**What to work on**: Go through the data and copy every line exactly, but not the images.

## begin

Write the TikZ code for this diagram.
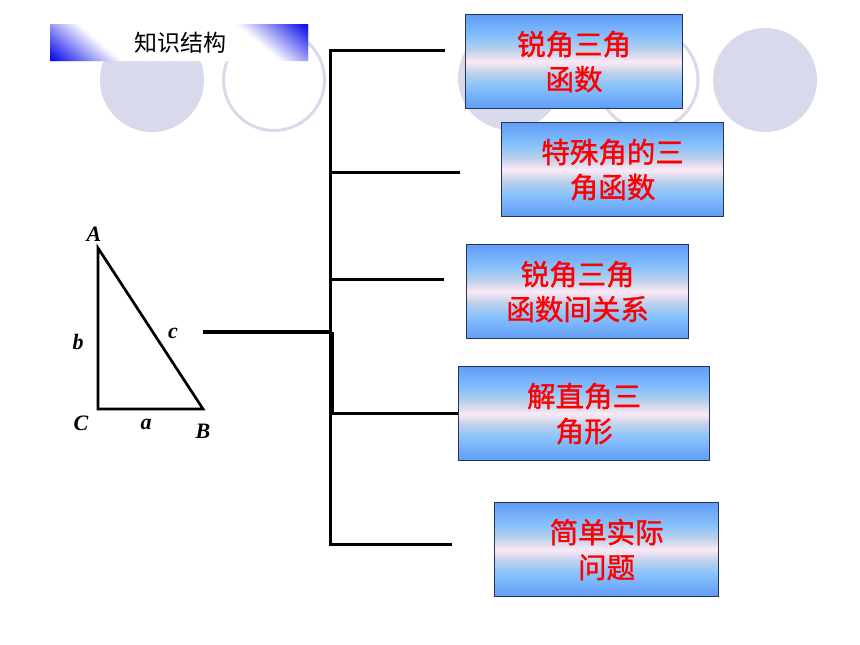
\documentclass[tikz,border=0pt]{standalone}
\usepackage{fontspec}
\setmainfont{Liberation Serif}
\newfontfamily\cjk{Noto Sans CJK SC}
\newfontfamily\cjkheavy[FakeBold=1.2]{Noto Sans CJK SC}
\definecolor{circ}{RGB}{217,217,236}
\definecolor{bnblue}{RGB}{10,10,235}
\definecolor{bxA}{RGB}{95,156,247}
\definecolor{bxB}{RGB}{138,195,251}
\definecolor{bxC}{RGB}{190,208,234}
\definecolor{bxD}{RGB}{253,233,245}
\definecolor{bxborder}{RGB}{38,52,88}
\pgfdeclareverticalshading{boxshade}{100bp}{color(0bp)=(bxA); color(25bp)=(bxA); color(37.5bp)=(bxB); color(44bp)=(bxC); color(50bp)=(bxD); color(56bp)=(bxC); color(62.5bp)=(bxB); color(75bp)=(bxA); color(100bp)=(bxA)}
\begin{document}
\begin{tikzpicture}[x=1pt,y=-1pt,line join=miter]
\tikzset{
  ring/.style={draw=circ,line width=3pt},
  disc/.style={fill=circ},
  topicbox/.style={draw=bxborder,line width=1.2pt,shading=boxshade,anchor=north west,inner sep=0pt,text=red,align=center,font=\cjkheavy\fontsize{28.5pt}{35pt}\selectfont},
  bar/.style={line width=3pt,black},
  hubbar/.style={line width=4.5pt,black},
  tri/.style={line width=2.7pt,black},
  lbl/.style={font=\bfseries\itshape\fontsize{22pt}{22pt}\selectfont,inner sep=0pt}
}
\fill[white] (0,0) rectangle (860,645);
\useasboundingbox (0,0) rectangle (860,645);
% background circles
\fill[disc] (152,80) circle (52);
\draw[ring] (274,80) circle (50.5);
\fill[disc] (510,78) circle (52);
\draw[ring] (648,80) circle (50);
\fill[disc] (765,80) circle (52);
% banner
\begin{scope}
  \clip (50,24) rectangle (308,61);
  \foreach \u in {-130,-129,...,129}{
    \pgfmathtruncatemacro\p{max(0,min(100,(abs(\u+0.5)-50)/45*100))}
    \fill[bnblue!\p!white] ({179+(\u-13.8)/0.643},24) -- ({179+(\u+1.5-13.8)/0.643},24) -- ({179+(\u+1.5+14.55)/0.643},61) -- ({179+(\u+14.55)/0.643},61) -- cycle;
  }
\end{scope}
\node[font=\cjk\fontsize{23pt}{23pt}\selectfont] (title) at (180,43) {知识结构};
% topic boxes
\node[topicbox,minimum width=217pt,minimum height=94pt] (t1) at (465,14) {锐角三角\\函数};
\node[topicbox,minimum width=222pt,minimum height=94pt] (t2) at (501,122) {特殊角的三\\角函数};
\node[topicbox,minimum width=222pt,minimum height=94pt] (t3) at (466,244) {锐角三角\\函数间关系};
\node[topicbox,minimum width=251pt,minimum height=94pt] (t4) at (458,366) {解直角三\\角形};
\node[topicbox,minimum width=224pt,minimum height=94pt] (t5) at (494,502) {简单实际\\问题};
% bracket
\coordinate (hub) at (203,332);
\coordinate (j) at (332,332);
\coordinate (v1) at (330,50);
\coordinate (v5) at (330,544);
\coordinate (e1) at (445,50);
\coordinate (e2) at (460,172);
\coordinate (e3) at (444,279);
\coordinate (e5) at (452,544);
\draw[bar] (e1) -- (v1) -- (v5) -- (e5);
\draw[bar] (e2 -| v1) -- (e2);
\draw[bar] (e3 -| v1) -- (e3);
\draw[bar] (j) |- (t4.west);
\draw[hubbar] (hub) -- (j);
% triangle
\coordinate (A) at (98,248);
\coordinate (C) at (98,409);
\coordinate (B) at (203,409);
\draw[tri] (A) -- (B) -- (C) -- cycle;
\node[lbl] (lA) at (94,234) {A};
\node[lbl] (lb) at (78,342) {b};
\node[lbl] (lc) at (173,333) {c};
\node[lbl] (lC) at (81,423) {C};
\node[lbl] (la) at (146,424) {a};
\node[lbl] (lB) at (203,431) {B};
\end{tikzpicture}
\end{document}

## end

**Full output**:
Write the TikZ code for this diagram.
\documentclass[tikz,border=0pt]{standalone}
\usepackage{fontspec}
\setmainfont{Liberation Serif}
\newfontfamily\cjk{Noto Sans CJK SC}
\newfontfamily\cjkheavy[FakeBold=1.2]{Noto Sans CJK SC}
\definecolor{circ}{RGB}{217,217,236}
\definecolor{bnblue}{RGB}{10,10,235}
\definecolor{bxA}{RGB}{95,156,247}
\definecolor{bxB}{RGB}{138,195,251}
\definecolor{bxC}{RGB}{190,208,234}
\definecolor{bxD}{RGB}{253,233,245}
\definecolor{bxborder}{RGB}{38,52,88}
\pgfdeclareverticalshading{boxshade}{100bp}{color(0bp)=(bxA); color(25bp)=(bxA); color(37.5bp)=(bxB); color(44bp)=(bxC); color(50bp)=(bxD); color(56bp)=(bxC); color(62.5bp)=(bxB); color(75bp)=(bxA); color(100bp)=(bxA)}
\begin{document}
\begin{tikzpicture}[x=1pt,y=-1pt,line join=miter]
\tikzset{
  ring/.style={draw=circ,line width=3pt},
  disc/.style={fill=circ},
  topicbox/.style={draw=bxborder,line width=1.2pt,shading=boxshade,anchor=north west,inner sep=0pt,text=red,align=center,font=\cjkheavy\fontsize{28.5pt}{35pt}\selectfont},
  bar/.style={line width=3pt,black},
  hubbar/.style={line width=4.5pt,black},
  tri/.style={line width=2.7pt,black},
  lbl/.style={font=\bfseries\itshape\fontsize{22pt}{22pt}\selectfont,inner sep=0pt}
}
\fill[white] (0,0) rectangle (860,645);
\useasboundingbox (0,0) rectangle (860,645);
% background circles
\fill[disc] (152,80) circle (52);
\draw[ring] (274,80) circle (50.5);
\fill[disc] (510,78) circle (52);
\draw[ring] (648,80) circle (50);
\fill[disc] (765,80) circle (52);
% banner
\begin{scope}
  \clip (50,24) rectangle (308,61);
  \foreach \u in {-130,-129,...,129}{
    \pgfmathtruncatemacro\p{max(0,min(100,(abs(\u+0.5)-50)/45*100))}
    \fill[bnblue!\p!white] ({179+(\u-13.8)/0.643},24) -- ({179+(\u+1.5-13.8)/0.643},24) -- ({179+(\u+1.5+14.55)/0.643},61) -- ({179+(\u+14.55)/0.643},61) -- cycle;
  }
\end{scope}
\node[font=\cjk\fontsize{23pt}{23pt}\selectfont] (title) at (180,43) {知识结构};
% topic boxes
\node[topicbox,minimum width=217pt,minimum height=94pt] (t1) at (465,14) {锐角三角\\函数};
\node[topicbox,minimum width=222pt,minimum height=94pt] (t2) at (501,122) {特殊角的三\\角函数};
\node[topicbox,minimum width=222pt,minimum height=94pt] (t3) at (466,244) {锐角三角\\函数间关系};
\node[topicbox,minimum width=251pt,minimum height=94pt] (t4) at (458,366) {解直角三\\角形};
\node[topicbox,minimum width=224pt,minimum height=94pt] (t5) at (494,502) {简单实际\\问题};
% bracket
\coordinate (hub) at (203,332);
\coordinate (j) at (332,332);
\coordinate (v1) at (330,50);
\coordinate (v5) at (330,544);
\coordinate (e1) at (445,50);
\coordinate (e2) at (460,172);
\coordinate (e3) at (444,279);
\coordinate (e5) at (452,544);
\draw[bar] (e1) -- (v1) -- (v5) -- (e5);
\draw[bar] (e2 -| v1) -- (e2);
\draw[bar] (e3 -| v1) -- (e3);
\draw[bar] (j) |- (t4.west);
\draw[hubbar] (hub) -- (j);
% triangle
\coordinate (A) at (98,248);
\coordinate (C) at (98,409);
\coordinate (B) at (203,409);
\draw[tri] (A) -- (B) -- (C) -- cycle;
\node[lbl] (lA) at (94,234) {A};
\node[lbl] (lb) at (78,342) {b};
\node[lbl] (lc) at (173,333) {c};
\node[lbl] (lC) at (81,423) {C};
\node[lbl] (la) at (146,424) {a};
\node[lbl] (lB) at (203,431) {B};
\end{tikzpicture}
\end{document}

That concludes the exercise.